Jean Chmielewski
Jean Chmielewski completed her Ph.D. in Bioorganic Chemistry with Ronald Breslow at Columbia University. She joined the labs of E. T. Kaiser of Rockefeller University and, subsequently, Peter Schultz of the University of California, Berkeley for NIH postdoctoral fellowships in Chemical Biology. After postdoctoral appointments, she was recruited to the faculty in the Chemistry Department of Purdue University in 1990 where she is now the AW Kramer Distinguished Professor of Chemistry and a faculty member in the Weldon School of Biomedical Engineering.
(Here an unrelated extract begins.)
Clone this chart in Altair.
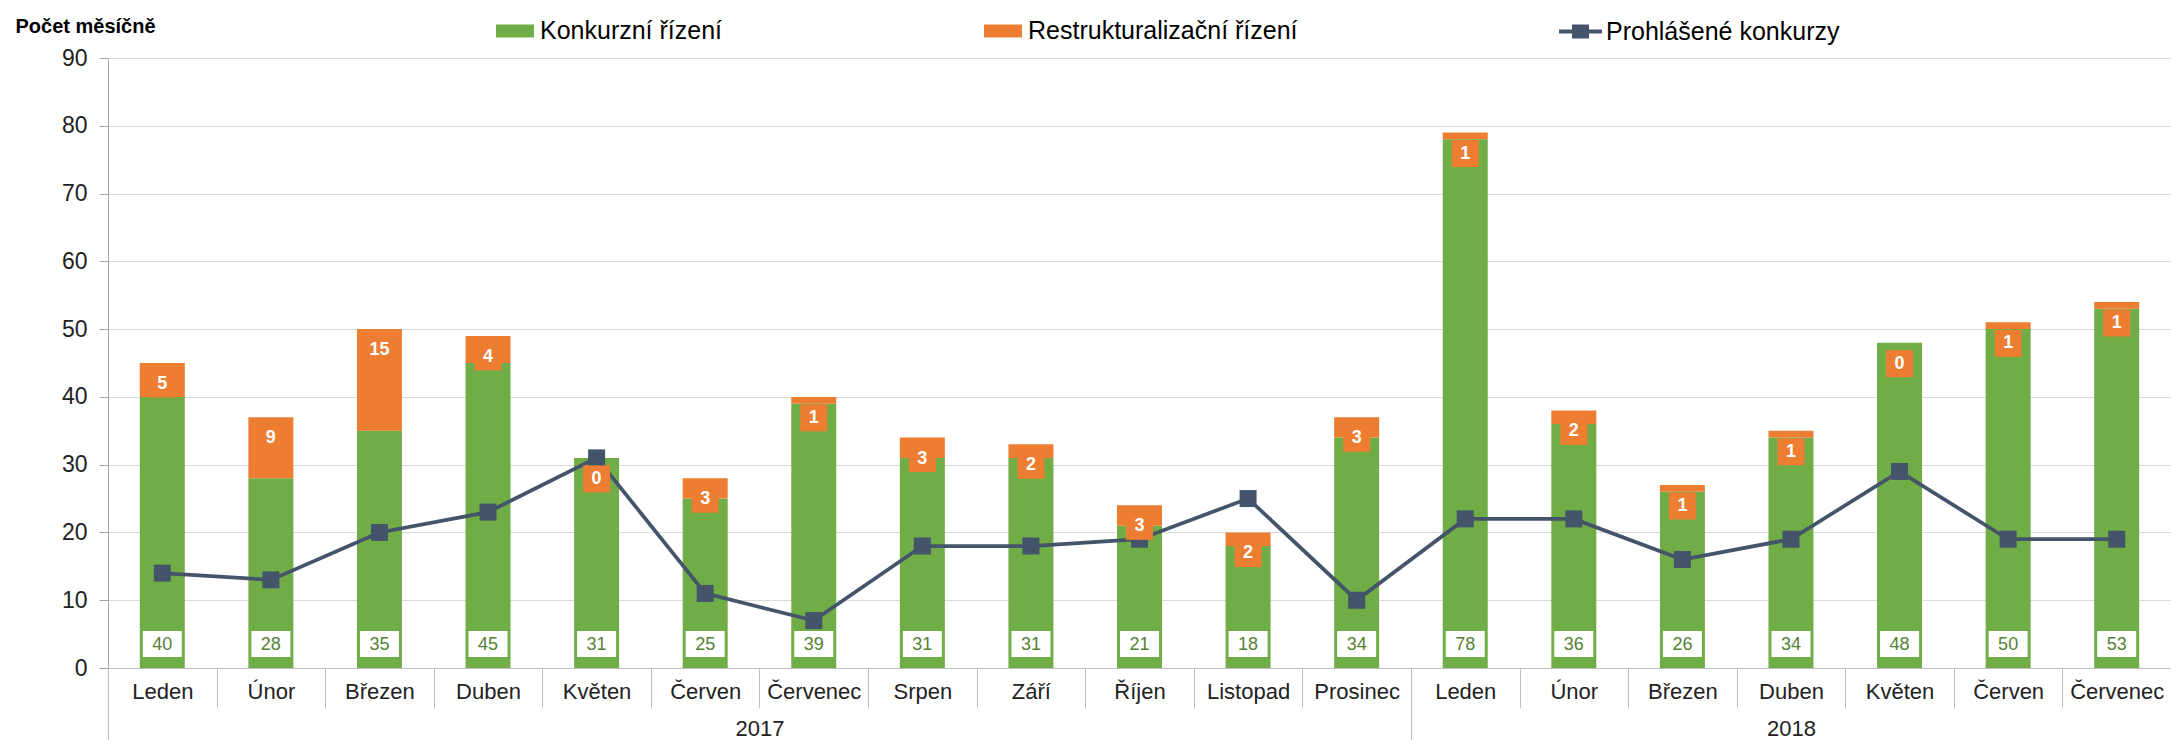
import json
import altair as alt
import pandas as pd

# ---------------- data ----------------
months = ["Leden", "Únor", "Březen", "Duben", "Květen", "Červen", "Červenec",
          "Srpen", "Září", "Říjen", "Listopad", "Prosinec",
          "Leden", "Únor", "Březen", "Duben", "Květen", "Červen", "Červenec"]
year_labels = ["2017", "2018"]
year_counts = [12, 7]
konkurz = [40, 28, 35, 45, 31, 25, 39, 31, 31, 21, 18, 34, 78, 36, 26, 34, 48, 50, 53]
restrukt = [5, 9, 15, 4, 0, 3, 1, 3, 2, 3, 2, 3, 1, 2, 1, 1, 0, 1, 1]
prohlasene = [14, 13, 20, 23, 31, 11, 7, 18, 18, 19, 25, 10, 22, 22, 16, 19, 29, 19, 19]
y_ticks = [0, 10, 20, 30, 40, 50, 60, 70, 80, 90]

S_K = "Konkurzní řízení"
S_R = "Restrukturalizační řízení"
S_P = "Prohlášené konkurzy"

GREEN = "#70ad47"
ORANGE = "#ed7d31"
NAVY = "#44546a"
DKGREEN = "#548235"
TXT = "#222222"
FONT = "Liberation Sans"

n = len(months)
idx = list(range(n))

bars_df = pd.DataFrame({
    "idx": idx * 2,
    "series": [S_K] * n + [S_R] * n,
    "value": konkurz + restrukt,
    "ord": [0] * n + [1] * n,
})
wide = pd.DataFrame({"idx": idx, "k": konkurz, "r": restrukt, "p": prohlasene,
                     "line": [S_P] * n})
wide["top"] = wide["k"] + wide["r"]

starts = [sum(year_counts[:i]) for i in range(len(year_counts))]
centers = [s + c / 2 for s, c in zip(starts, year_counts)]
bounds = starts + [n]


def jskey(v):
    return str(int(v)) if float(v).is_integer() else str(v)


year_map = "{" + ",".join(f"'{jskey(c)}':'{y}'" for c, y in zip(centers, year_labels)) + "}"
year_df = pd.DataFrame({"center": centers, "year": year_labels})
sep_df = pd.DataFrame({"b": bounds})

# ---------------- encodings ----------------
x_axis = alt.Axis(
    title=None, labelExpr=json.dumps(months, ensure_ascii=False) + "[datum.value]",
    labelAngle=0, tickBand="extent", tickSize=40, tickColor="#bfbfbf",
    domainColor="#bfbfbf", labelPadding=-10, labelBaseline="alphabetic",
    labelFontSize=22, labelColor=TXT, labelOverlap=False, grid=False,
    orient="bottom", labelFont=FONT,
)
x_enc = alt.X("idx:O", scale=alt.Scale(paddingInner=0, paddingOuter=0), axis=x_axis)

yscale = alt.Scale(domain=[0, 90], nice=False)
y_axis = alt.Axis(
    values=y_ticks, title="Počet měsíčně", titleAngle=0, titleAlign="left",
    titleBaseline="middle", titleX=-93, titleY=-32, titleFontWeight="bold",
    titleFontSize=20, titleColor="#000000", titleFont=FONT,
    labelFontSize=23, labelPadding=12, labelColor=TXT, labelFont=FONT,
    tickSize=9, tickColor="#a6a6a6", domainColor="#a6a6a6",
    gridColor="#d9d9d9", grid=True,
)

bars = alt.Chart(bars_df).mark_bar(size=45).encode(
    x=x_enc,
    y=alt.Y("value:Q", stack="zero", scale=yscale, axis=y_axis),
    color=alt.Color(
        "series:N",
        scale=alt.Scale(domain=[S_K, S_R], range=[GREEN, ORANGE]),
        legend=alt.Legend(
            title=None, orient="none", legendX=394, legendY=-40,
            direction="horizontal", symbolType="M-1.46,-0.5H1.46V0.5H-1.46Z",
            symbolSize=676, symbolStrokeWidth=0, labelOffset=12,
            columnPadding=261, labelFontSize=25, labelColor="#000000",
            labelFont=FONT, padding=0, labelLimit=0,
        ),
    ),
    order=alt.Order("ord:Q"),
)

line = alt.Chart(wide).mark_line(color=NAVY, strokeWidth=3.75).encode(
    x=x_enc, y=alt.Y("p:Q", scale=yscale, axis=y_axis),
)

points = alt.Chart(wide).mark_point(shape="square", filled=True, size=289, color=NAVY).encode(
    x=x_enc,
    y=alt.Y("p:Q", scale=yscale, axis=y_axis),
    opacity=alt.Opacity(
        "line:N",
        scale=alt.Scale(domain=[S_P], range=[1]),
        legend=alt.Legend(
            title=None, orient="none", legendX=1456, legendY=-43,
            symbolType="M-1.3,-0.12H1.3V0.12H-1.3ZM-0.515,-0.42H0.515V0.42H-0.515Z",
            symbolSize=1089, symbolFillColor=NAVY, symbolStrokeWidth=0,
            labelOffset=9, labelFontSize=25,
            labelColor="#000000", labelFont=FONT, padding=0, labelLimit=0,
        ),
    ),
)

green_box = alt.Chart(wide).mark_point(
    shape="M-0.75,-0.5H0.75V0.5H-0.75Z", size=2704, filled=True,
    fill="white", opacity=1, strokeWidth=0, yOffset=-24,
).encode(x=x_enc, y=alt.YDatum(0, scale=yscale, axis=y_axis))

green_text = alt.Chart(wide).mark_text(
    fontSize=18, color=DKGREEN, baseline="middle", dy=-23, font=FONT,
).encode(x=x_enc, y=alt.YDatum(0, scale=yscale, axis=y_axis), text="k:Q")

orange_box = alt.Chart(wide).mark_point(
    shape="square", size=729, filled=True, fill=ORANGE, opacity=1,
    strokeWidth=0, yOffset=21,
).encode(x=x_enc, y=alt.Y("top:Q", scale=yscale, axis=y_axis))

orange_text = alt.Chart(wide).mark_text(
    fontSize=18, fontWeight="bold", color="white", baseline="middle", dy=21, font=FONT,
).encode(x=x_enc, y=alt.Y("top:Q", scale=yscale, axis=y_axis), text="r:Q")

main = alt.layer(bars, line, points, green_box, green_text, orange_box, orange_text)

sep_layer = alt.Chart(sep_df).mark_point(opacity=0).encode(
    x=alt.X("b:Q", scale=alt.Scale(domain=[0, n], nice=False, zero=False),
            axis=alt.Axis(values=bounds, labels=False, tickSize=72, tickColor="#bfbfbf",
                          domain=False, grid=False, orient="bottom", title=None)),
)

year_layer = alt.Chart(year_df).mark_point(opacity=0).encode(
    x=alt.X("center:Q", scale=alt.Scale(domain=[0, n], nice=False, zero=False),
            axis=alt.Axis(values=centers, labelExpr=year_map + "[datum.value]",
                          ticks=False, tickSize=0, domain=False, grid=False,
                          labelPadding=67, labelBaseline="alphabetic", labelFontSize=22,
                          labelColor=TXT, labelFont=FONT, labelFlush=False,
                          labelOverlap=False, orient="bottom", title=None)),
)

chart = alt.layer(main, sep_layer, year_layer).resolve_scale(x="independent").properties(
    width=2063, height=610,
    autosize=alt.AutoSizeParams(type="none"),
    padding={"left": 100, "top": 50, "right": 0, "bottom": 72},
).configure_view(strokeWidth=0).configure(font=FONT)

chart.save("out.html", embed_options={"renderer": "svg", "actions": False})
Chmielewski has won numerous awards for her research, including the Arthur C. Cope Scholar Award and the Edward Leete Award, both from the American Chemical Society, the Agnes Fay Morgan Research Award from Iota Sigma Pi, and the Vincent du Vigneaud Award from the American Peptide Society. She has also been honored many times for her teaching, including the Charles R. Murphy Award the highest teaching award of Purdue University, and for her efforts in diversity, including the Stanley C. Israel Award for Advancing Diversity from the American Chemical Society. She is a fellow of the American Association for the Advancement of Science and a member of the Teaching Academy of Purdue University.
She was a pioneer in the development of peptide-based agents to disrupt protein-protein interactions, and her current research interests include the design of novel peptide biomaterials for regenerative medicine, the design of cationic polyproline antibiotics that target intracellular pathogenic bacteria, and the development of agents that modulate drug efflux transporters.